Le preguntan a cualquier funcionario de los países que nos dan clases de democracia no solicitadas, ¿qué opinan de las elecciones en Venezuela? y siempre dan la misma respuesta: deben ser libres y creíbles.
Es un sofisma muy refinado porque cuando se ahonda en el asunto, todo lo que hay debajo es puro colonialismo, puro supremacismo de nuevos y viejos imperios, pura intención de imponer decisiones por encima del voto popular.
En rigor, quieren unas elecciones “libres”, sí, libres de candidatos de izquierda, única forma segura de que sus favoritos puedan ganar.

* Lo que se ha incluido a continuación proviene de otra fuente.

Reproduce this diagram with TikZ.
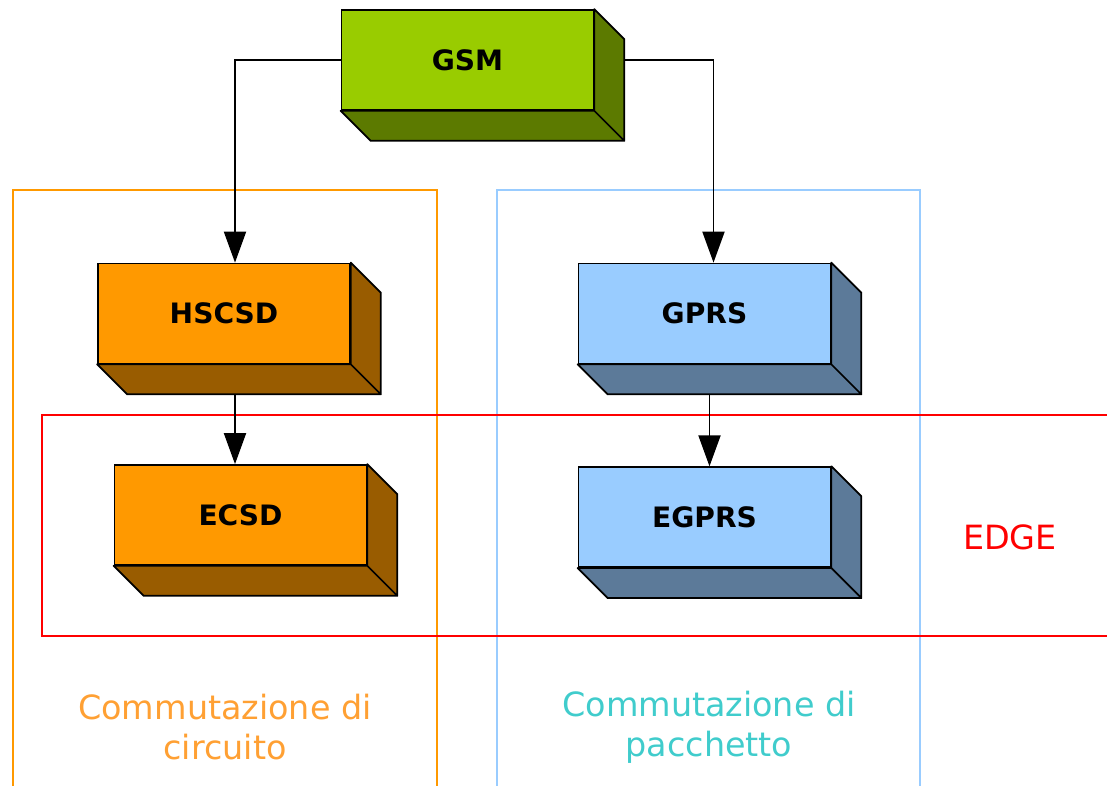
\documentclass[tikz,border=0pt]{standalone}
\usepackage{fontspec}
\setmainfont{DejaVu Sans}
\usetikzlibrary{arrows.meta,positioning,calc}

\definecolor{gsmgreen}{HTML}{99CC00}
\definecolor{gsmdark}{HTML}{5C7A00}
\definecolor{csorange}{HTML}{FF9900}
\definecolor{csdark}{HTML}{995C00}
\definecolor{cstext}{HTML}{FFA033}
\definecolor{psblue}{HTML}{99CCFF}
\definecolor{psdark}{HTML}{5C7A99}
\definecolor{pstext}{HTML}{40CCCC}

% side and bottom face of a block
\newcommand{\boxdepth}[2]{%
  \filldraw[fill=#2, draw=black, line width=1pt, line join=round]
    (#1.north east) -- ++(30,30) -- ($(#1.south east)+(30,30)$) -- (#1.south east) -- cycle
    (#1.south west) -- (#1.south east) -- ($(#1.south east)+(30,30)$) -- ($(#1.south west)+(30,30)$) -- cycle;
}

\begin{document}
\begin{tikzpicture}[
  x=0.02cm, y=-0.02cm,
  block/.style={draw, line width=1pt, minimum width=5.04cm, minimum height=2cm, inner sep=0pt, font=\fontsize{16}{19}\selectfont\bfseries},
  group/.style={line width=1pt},
  grouplabel/.style={align=center, font=\fontsize{19}{23}\selectfont},
  arrow/.style={-{Triangle[width=0.44cm,length=0.62cm]}, line width=1.1pt}
]
\clip (0,0) rectangle (1107,786);
% frames
\draw[group, draw=csorange] (13,190) rectangle (437,820);
\draw[group, draw=psblue] (497,190) rectangle (920,820);
\draw[group, draw=red] (42,415) rectangle (1130,636);
% blocks
\node[block, fill=gsmgreen] (gsm) at (467.5,60) {GSM};
\boxdepth{gsm}{gsmdark}
\node[block, fill=csorange] (hscsd) at (224,313.5) {HSCSD};
\boxdepth{hscsd}{csdark}
\node[block, fill=psblue] (gprs) at (704.5,313.5) {GPRS};
\boxdepth{gprs}{psdark}
\node[block, fill=csorange] (ecsd) at (240.5,515) {ECSD};
\boxdepth{ecsd}{csdark}
\node[block, fill=psblue, below=2.04cm of gprs] (egprs) {EGPRS};
\boxdepth{egprs}{psdark}
% connectors
\draw[arrow] (gsm.west) -| ($(hscsd.north)+(11,0)$);
\draw[arrow] ($(gsm.east)+(30,0)$) -| ($(gprs.north)+(9,0)$);
\draw[arrow] ($(hscsd.south)+(11,30)$) -- ($(ecsd.north)+(-5.5,0)$);
\draw[arrow] ($(gprs.south)+(5,30)$) -- ($(egprs.north)+(5,0)$);
% labels
\node[text=red, font=\fontsize{19}{23}\selectfont] (edge) at (1010,537) {EDGE};
\node[grouplabel, text=cstext] (cslabel) at (225,727) {Commutazione di\\circuito};
\node[grouplabel, text=pstext] (pslabel) at (709,727) {Commutazione di\\pacchetto};
\end{tikzpicture}
\end{document}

Quien desee entender este punto, solo tiene que repasar lo que ocurrió (y está ocurriendo) en Bolivia, Ecuador y Brasil. En esos países, el empeño fundamental ha sido que las elecciones sean “libres” del liderazgo de Evo Morales, Rafael Correa y Lula Da Silva. Eso es lo que aspiran a hacer en la Venezuela que imaginan después de dejar la tierra arrasada de chavismo.

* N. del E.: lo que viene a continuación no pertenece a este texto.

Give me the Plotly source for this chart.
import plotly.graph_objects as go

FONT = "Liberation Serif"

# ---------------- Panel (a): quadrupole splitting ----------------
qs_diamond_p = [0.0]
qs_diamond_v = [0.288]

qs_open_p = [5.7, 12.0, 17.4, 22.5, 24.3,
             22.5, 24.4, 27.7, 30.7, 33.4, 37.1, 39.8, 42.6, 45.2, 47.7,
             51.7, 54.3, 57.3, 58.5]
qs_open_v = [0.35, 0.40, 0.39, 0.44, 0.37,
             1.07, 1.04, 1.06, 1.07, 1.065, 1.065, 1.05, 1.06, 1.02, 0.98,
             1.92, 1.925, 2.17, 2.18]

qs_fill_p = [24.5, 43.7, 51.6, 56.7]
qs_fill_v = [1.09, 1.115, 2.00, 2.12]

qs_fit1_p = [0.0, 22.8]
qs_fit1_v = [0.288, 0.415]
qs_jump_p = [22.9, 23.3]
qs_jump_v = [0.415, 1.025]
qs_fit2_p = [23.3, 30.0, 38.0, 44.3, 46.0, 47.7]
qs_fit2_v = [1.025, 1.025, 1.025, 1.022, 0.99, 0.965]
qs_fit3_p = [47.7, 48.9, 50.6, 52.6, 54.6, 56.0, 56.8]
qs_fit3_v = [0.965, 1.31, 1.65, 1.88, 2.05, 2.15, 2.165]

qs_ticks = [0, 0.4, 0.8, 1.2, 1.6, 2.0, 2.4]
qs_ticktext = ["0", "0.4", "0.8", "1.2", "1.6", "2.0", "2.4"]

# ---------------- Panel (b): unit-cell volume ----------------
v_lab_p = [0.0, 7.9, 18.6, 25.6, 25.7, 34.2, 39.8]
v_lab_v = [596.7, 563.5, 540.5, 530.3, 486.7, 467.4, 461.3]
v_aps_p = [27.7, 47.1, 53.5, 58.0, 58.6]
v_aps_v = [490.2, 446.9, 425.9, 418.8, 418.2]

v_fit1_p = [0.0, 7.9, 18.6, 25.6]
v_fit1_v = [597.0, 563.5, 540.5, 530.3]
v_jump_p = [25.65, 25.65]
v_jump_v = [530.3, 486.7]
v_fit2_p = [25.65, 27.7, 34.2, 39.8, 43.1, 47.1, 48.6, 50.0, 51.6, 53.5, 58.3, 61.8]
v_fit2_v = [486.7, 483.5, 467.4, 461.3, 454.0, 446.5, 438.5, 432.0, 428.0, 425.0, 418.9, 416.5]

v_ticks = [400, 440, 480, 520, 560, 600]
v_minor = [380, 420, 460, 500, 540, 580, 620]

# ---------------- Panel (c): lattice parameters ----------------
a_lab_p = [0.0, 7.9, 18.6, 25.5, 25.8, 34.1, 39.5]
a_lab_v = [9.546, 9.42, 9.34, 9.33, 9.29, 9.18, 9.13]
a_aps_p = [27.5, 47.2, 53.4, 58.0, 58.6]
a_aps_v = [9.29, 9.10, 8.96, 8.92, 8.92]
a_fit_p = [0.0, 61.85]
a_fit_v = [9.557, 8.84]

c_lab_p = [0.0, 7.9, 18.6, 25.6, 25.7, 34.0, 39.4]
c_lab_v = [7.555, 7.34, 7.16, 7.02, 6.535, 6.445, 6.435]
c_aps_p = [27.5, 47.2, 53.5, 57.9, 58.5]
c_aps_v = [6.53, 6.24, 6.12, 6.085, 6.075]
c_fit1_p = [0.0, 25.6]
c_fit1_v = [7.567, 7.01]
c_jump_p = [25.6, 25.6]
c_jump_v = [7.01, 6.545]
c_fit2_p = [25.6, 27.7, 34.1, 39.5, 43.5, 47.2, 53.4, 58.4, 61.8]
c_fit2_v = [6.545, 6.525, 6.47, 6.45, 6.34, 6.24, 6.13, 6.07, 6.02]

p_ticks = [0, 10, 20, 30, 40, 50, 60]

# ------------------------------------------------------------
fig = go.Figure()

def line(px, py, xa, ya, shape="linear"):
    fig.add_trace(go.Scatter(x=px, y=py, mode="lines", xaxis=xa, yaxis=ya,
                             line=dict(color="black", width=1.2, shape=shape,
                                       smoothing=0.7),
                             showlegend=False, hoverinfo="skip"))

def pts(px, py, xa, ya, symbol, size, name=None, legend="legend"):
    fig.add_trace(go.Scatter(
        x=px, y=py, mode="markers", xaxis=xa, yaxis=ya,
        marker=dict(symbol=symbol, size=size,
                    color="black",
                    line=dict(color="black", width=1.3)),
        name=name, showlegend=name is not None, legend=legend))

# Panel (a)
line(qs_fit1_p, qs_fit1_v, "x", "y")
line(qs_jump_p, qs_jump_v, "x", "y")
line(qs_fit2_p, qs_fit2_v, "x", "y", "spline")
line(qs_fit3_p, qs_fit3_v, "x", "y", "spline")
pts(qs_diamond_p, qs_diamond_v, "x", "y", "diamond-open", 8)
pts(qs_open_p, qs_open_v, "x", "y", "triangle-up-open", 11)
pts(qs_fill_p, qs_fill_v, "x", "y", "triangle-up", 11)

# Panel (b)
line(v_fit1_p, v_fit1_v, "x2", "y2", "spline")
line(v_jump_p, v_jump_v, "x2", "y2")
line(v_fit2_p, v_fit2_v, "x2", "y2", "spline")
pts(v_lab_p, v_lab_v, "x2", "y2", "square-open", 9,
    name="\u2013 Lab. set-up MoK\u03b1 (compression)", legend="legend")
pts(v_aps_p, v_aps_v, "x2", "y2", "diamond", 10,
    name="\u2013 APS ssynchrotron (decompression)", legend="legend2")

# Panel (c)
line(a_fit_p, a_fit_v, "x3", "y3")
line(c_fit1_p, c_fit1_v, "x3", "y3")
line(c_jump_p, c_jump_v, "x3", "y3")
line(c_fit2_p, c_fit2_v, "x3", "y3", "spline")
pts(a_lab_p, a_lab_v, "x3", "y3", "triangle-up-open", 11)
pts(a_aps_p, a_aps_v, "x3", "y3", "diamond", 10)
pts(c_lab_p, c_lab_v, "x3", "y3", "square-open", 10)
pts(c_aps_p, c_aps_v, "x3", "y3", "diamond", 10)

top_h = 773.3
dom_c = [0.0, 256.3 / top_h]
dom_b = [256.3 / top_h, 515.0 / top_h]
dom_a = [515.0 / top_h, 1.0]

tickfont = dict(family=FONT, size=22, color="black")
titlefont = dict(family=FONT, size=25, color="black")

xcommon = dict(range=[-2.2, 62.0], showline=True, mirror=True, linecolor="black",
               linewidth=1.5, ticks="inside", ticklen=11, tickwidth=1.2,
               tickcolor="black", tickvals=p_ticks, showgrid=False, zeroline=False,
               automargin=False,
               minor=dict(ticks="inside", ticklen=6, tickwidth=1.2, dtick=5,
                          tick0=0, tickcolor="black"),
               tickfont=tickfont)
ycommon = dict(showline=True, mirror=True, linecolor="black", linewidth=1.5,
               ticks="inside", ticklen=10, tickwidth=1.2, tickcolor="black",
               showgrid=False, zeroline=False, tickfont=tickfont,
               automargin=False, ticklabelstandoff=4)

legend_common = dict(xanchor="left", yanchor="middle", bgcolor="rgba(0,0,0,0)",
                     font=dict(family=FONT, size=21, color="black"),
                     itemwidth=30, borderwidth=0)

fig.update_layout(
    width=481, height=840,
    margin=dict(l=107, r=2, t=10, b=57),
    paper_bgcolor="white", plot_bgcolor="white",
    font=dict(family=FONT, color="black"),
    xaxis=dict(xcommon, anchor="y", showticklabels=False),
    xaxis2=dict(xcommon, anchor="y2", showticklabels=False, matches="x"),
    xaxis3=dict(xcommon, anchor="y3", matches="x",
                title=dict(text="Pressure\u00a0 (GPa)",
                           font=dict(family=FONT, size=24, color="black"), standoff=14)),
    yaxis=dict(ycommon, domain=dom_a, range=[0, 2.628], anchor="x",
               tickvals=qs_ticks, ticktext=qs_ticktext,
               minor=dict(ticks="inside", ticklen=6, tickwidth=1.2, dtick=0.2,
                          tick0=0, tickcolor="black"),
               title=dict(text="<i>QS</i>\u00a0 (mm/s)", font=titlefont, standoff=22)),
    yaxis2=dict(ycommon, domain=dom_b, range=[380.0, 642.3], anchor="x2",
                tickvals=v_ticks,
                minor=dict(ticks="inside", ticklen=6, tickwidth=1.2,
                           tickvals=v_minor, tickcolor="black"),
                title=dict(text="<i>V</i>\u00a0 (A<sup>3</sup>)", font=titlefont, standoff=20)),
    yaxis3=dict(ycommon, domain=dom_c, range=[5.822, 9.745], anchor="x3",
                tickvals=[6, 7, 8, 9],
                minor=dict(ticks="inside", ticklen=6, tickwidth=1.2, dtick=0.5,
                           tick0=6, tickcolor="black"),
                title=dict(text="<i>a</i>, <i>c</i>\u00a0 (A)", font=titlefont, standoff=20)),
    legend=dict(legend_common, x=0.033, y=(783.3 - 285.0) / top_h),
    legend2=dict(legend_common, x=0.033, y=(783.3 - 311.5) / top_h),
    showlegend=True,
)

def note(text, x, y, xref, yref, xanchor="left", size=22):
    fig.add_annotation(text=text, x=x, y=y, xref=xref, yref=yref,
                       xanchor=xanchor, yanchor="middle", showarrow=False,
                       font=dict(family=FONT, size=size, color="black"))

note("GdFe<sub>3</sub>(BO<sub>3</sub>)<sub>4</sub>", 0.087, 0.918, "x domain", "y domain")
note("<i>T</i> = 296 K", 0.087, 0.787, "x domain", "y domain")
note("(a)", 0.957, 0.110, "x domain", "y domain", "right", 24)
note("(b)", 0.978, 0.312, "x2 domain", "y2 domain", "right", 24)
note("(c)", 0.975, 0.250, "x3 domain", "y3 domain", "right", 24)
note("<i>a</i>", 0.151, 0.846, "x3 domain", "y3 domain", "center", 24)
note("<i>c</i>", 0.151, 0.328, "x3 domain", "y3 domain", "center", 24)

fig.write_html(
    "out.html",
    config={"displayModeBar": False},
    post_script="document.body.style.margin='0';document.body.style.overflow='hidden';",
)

El asunto de que los resultados sean creíbles deriva de lo anterior. Si ganan los candidatos de la izquierda y sus alrededores, las élites mundiales dicen que el resultado “no es creíble” y, por tanto, hay que hacerlas de nuevo, hasta que ellos se convenzan.
Un curioso enfoque de la democracia en el que no importa lo que diga el votante común, sino si los poderosos de terceros países ponen el pulgar hacia arriba o hacia abajo. ¡Qué vergüenza de mundo!